Objective: Without including any pictures, write out the listing below exactly.

Given material:

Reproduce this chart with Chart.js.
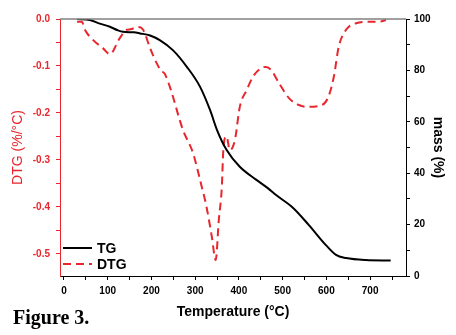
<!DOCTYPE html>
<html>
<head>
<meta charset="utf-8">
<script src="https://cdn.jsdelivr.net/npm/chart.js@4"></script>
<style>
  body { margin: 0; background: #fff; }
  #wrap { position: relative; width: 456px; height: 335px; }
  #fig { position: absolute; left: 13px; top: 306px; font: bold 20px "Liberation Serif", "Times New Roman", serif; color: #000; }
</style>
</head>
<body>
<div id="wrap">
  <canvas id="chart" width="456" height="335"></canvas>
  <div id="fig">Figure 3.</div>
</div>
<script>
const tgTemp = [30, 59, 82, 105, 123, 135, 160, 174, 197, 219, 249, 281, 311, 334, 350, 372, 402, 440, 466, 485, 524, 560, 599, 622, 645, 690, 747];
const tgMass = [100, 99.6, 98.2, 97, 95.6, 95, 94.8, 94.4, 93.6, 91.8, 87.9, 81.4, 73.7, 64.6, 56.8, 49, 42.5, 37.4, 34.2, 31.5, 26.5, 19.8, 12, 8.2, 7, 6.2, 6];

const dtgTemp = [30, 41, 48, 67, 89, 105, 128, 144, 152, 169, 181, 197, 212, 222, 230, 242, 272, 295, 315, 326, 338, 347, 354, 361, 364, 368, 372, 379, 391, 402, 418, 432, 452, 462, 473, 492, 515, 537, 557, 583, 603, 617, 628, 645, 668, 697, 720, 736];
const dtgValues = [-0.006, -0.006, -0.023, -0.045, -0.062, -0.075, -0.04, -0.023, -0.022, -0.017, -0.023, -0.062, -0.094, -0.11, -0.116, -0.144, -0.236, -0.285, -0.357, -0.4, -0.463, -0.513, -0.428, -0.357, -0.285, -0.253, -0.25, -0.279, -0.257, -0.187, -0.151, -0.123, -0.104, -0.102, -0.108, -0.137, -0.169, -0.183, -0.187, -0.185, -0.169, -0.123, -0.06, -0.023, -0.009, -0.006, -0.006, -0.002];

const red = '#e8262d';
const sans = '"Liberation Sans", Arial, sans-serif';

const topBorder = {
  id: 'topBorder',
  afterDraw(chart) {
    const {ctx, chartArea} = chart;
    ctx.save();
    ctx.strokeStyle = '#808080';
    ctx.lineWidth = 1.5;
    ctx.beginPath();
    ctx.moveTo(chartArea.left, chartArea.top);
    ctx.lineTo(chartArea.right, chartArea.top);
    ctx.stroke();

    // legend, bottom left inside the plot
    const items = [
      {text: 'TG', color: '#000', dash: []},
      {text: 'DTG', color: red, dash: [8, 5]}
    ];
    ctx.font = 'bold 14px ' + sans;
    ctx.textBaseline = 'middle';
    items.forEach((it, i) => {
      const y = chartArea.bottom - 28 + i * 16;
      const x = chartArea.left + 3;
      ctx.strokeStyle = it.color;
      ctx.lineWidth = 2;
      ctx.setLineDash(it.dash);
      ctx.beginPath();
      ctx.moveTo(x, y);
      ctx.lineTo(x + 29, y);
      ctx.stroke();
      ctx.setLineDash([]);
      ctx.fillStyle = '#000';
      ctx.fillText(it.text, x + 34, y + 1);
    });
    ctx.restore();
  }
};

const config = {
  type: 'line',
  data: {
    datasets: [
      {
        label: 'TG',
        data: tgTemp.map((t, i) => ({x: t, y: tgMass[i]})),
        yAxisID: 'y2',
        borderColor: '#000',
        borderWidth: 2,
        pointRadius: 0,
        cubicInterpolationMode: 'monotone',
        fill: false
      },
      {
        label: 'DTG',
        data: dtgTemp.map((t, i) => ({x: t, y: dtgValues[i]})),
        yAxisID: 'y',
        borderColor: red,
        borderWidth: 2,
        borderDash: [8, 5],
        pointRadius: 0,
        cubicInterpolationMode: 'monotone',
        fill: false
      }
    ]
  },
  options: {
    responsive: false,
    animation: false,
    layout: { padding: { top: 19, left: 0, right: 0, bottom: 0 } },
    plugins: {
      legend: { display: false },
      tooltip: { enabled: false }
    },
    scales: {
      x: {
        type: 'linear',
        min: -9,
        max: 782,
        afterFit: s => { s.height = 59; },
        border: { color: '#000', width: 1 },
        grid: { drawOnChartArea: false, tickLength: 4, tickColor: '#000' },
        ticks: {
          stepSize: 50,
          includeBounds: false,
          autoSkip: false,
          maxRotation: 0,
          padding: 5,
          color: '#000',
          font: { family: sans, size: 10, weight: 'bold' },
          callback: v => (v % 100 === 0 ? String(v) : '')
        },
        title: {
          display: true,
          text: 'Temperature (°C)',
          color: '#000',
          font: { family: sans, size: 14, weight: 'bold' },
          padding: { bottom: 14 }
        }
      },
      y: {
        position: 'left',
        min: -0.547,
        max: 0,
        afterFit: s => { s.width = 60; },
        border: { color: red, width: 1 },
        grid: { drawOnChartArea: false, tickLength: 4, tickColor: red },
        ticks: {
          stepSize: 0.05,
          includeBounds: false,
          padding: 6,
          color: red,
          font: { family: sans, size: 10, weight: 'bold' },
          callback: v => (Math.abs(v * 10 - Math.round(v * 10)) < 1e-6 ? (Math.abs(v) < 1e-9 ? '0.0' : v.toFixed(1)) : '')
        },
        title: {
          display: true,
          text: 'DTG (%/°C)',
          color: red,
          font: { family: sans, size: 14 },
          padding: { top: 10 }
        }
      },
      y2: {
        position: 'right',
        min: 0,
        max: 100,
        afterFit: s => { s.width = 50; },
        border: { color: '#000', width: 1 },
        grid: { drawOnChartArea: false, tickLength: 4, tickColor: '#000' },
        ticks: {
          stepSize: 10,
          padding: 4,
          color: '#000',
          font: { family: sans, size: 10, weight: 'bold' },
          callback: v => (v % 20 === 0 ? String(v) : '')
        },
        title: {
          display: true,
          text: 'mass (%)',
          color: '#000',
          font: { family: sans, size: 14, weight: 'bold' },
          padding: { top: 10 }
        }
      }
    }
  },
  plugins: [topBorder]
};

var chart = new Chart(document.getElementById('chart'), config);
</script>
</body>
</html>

Result for this exercise:
Reproduce this chart with Chart.js.
<!DOCTYPE html>
<html>
<head>
<meta charset="utf-8">
<script src="https://cdn.jsdelivr.net/npm/chart.js@4"></script>
<style>
  body { margin: 0; background: #fff; }
  #wrap { position: relative; width: 456px; height: 335px; }
  #fig { position: absolute; left: 13px; top: 306px; font: bold 20px "Liberation Serif", "Times New Roman", serif; color: #000; }
</style>
</head>
<body>
<div id="wrap">
  <canvas id="chart" width="456" height="335"></canvas>
  <div id="fig">Figure 3.</div>
</div>
<script>
const tgTemp = [30, 59, 82, 105, 123, 135, 160, 174, 197, 219, 249, 281, 311, 334, 350, 372, 402, 440, 466, 485, 524, 560, 599, 622, 645, 690, 747];
const tgMass = [100, 99.6, 98.2, 97, 95.6, 95, 94.8, 94.4, 93.6, 91.8, 87.9, 81.4, 73.7, 64.6, 56.8, 49, 42.5, 37.4, 34.2, 31.5, 26.5, 19.8, 12, 8.2, 7, 6.2, 6];

const dtgTemp = [30, 41, 48, 67, 89, 105, 128, 144, 152, 169, 181, 197, 212, 222, 230, 242, 272, 295, 315, 326, 338, 347, 354, 361, 364, 368, 372, 379, 391, 402, 418, 432, 452, 462, 473, 492, 515, 537, 557, 583, 603, 617, 628, 645, 668, 697, 720, 736];
const dtgValues = [-0.006, -0.006, -0.023, -0.045, -0.062, -0.075, -0.04, -0.023, -0.022, -0.017, -0.023, -0.062, -0.094, -0.11, -0.116, -0.144, -0.236, -0.285, -0.357, -0.4, -0.463, -0.513, -0.428, -0.357, -0.285, -0.253, -0.25, -0.279, -0.257, -0.187, -0.151, -0.123, -0.104, -0.102, -0.108, -0.137, -0.169, -0.183, -0.187, -0.185, -0.169, -0.123, -0.06, -0.023, -0.009, -0.006, -0.006, -0.002];

const red = '#e8262d';
const sans = '"Liberation Sans", Arial, sans-serif';

const topBorder = {
  id: 'topBorder',
  afterDraw(chart) {
    const {ctx, chartArea} = chart;
    ctx.save();
    ctx.strokeStyle = '#808080';
    ctx.lineWidth = 1.5;
    ctx.beginPath();
    ctx.moveTo(chartArea.left, chartArea.top);
    ctx.lineTo(chartArea.right, chartArea.top);
    ctx.stroke();

    // legend, bottom left inside the plot
    const items = [
      {text: 'TG', color: '#000', dash: []},
      {text: 'DTG', color: red, dash: [8, 5]}
    ];
    ctx.font = 'bold 14px ' + sans;
    ctx.textBaseline = 'middle';
    items.forEach((it, i) => {
      const y = chartArea.bottom - 28 + i * 16;
      const x = chartArea.left + 3;
      ctx.strokeStyle = it.color;
      ctx.lineWidth = 2;
      ctx.setLineDash(it.dash);
      ctx.beginPath();
      ctx.moveTo(x, y);
      ctx.lineTo(x + 29, y);
      ctx.stroke();
      ctx.setLineDash([]);
      ctx.fillStyle = '#000';
      ctx.fillText(it.text, x + 34, y + 1);
    });
    ctx.restore();
  }
};

const config = {
  type: 'line',
  data: {
    datasets: [
      {
        label: 'TG',
        data: tgTemp.map((t, i) => ({x: t, y: tgMass[i]})),
        yAxisID: 'y2',
        borderColor: '#000',
        borderWidth: 2,
        pointRadius: 0,
        cubicInterpolationMode: 'monotone',
        fill: false
      },
      {
        label: 'DTG',
        data: dtgTemp.map((t, i) => ({x: t, y: dtgValues[i]})),
        yAxisID: 'y',
        borderColor: red,
        borderWidth: 2,
        borderDash: [8, 5],
        pointRadius: 0,
        cubicInterpolationMode: 'monotone',
        fill: false
      }
    ]
  },
  options: {
    responsive: false,
    animation: false,
    layout: { padding: { top: 19, left: 0, right: 0, bottom: 0 } },
    plugins: {
      legend: { display: false },
      tooltip: { enabled: false }
    },
    scales: {
      x: {
        type: 'linear',
        min: -9,
        max: 782,
        afterFit: s => { s.height = 59; },
        border: { color: '#000', width: 1 },
        grid: { drawOnChartArea: false, tickLength: 4, tickColor: '#000' },
        ticks: {
          stepSize: 50,
          includeBounds: false,
          autoSkip: false,
          maxRotation: 0,
          padding: 5,
          color: '#000',
          font: { family: sans, size: 10, weight: 'bold' },
          callback: v => (v % 100 === 0 ? String(v) : '')
        },
        title: {
          display: true,
          text: 'Temperature (°C)',
          color: '#000',
          font: { family: sans, size: 14, weight: 'bold' },
          padding: { bottom: 14 }
        }
      },
      y: {
        position: 'left',
        min: -0.547,
        max: 0,
        afterFit: s => { s.width = 60; },
        border: { color: red, width: 1 },
        grid: { drawOnChartArea: false, tickLength: 4, tickColor: red },
        ticks: {
          stepSize: 0.05,
          includeBounds: false,
          padding: 6,
          color: red,
          font: { family: sans, size: 10, weight: 'bold' },
          callback: v => (Math.abs(v * 10 - Math.round(v * 10)) < 1e-6 ? (Math.abs(v) < 1e-9 ? '0.0' : v.toFixed(1)) : '')
        },
        title: {
          display: true,
          text: 'DTG (%/°C)',
          color: red,
          font: { family: sans, size: 14 },
          padding: { top: 10 }
        }
      },
      y2: {
        position: 'right',
        min: 0,
        max: 100,
        afterFit: s => { s.width = 50; },
        border: { color: '#000', width: 1 },
        grid: { drawOnChartArea: false, tickLength: 4, tickColor: '#000' },
        ticks: {
          stepSize: 10,
          padding: 4,
          color: '#000',
          font: { family: sans, size: 10, weight: 'bold' },
          callback: v => (v % 20 === 0 ? String(v) : '')
        },
        title: {
          display: true,
          text: 'mass (%)',
          color: '#000',
          font: { family: sans, size: 14, weight: 'bold' },
          padding: { top: 10 }
        }
      }
    }
  },
  plugins: [topBorder]
};

var chart = new Chart(document.getElementById('chart'), config);
</script>
</body>
</html>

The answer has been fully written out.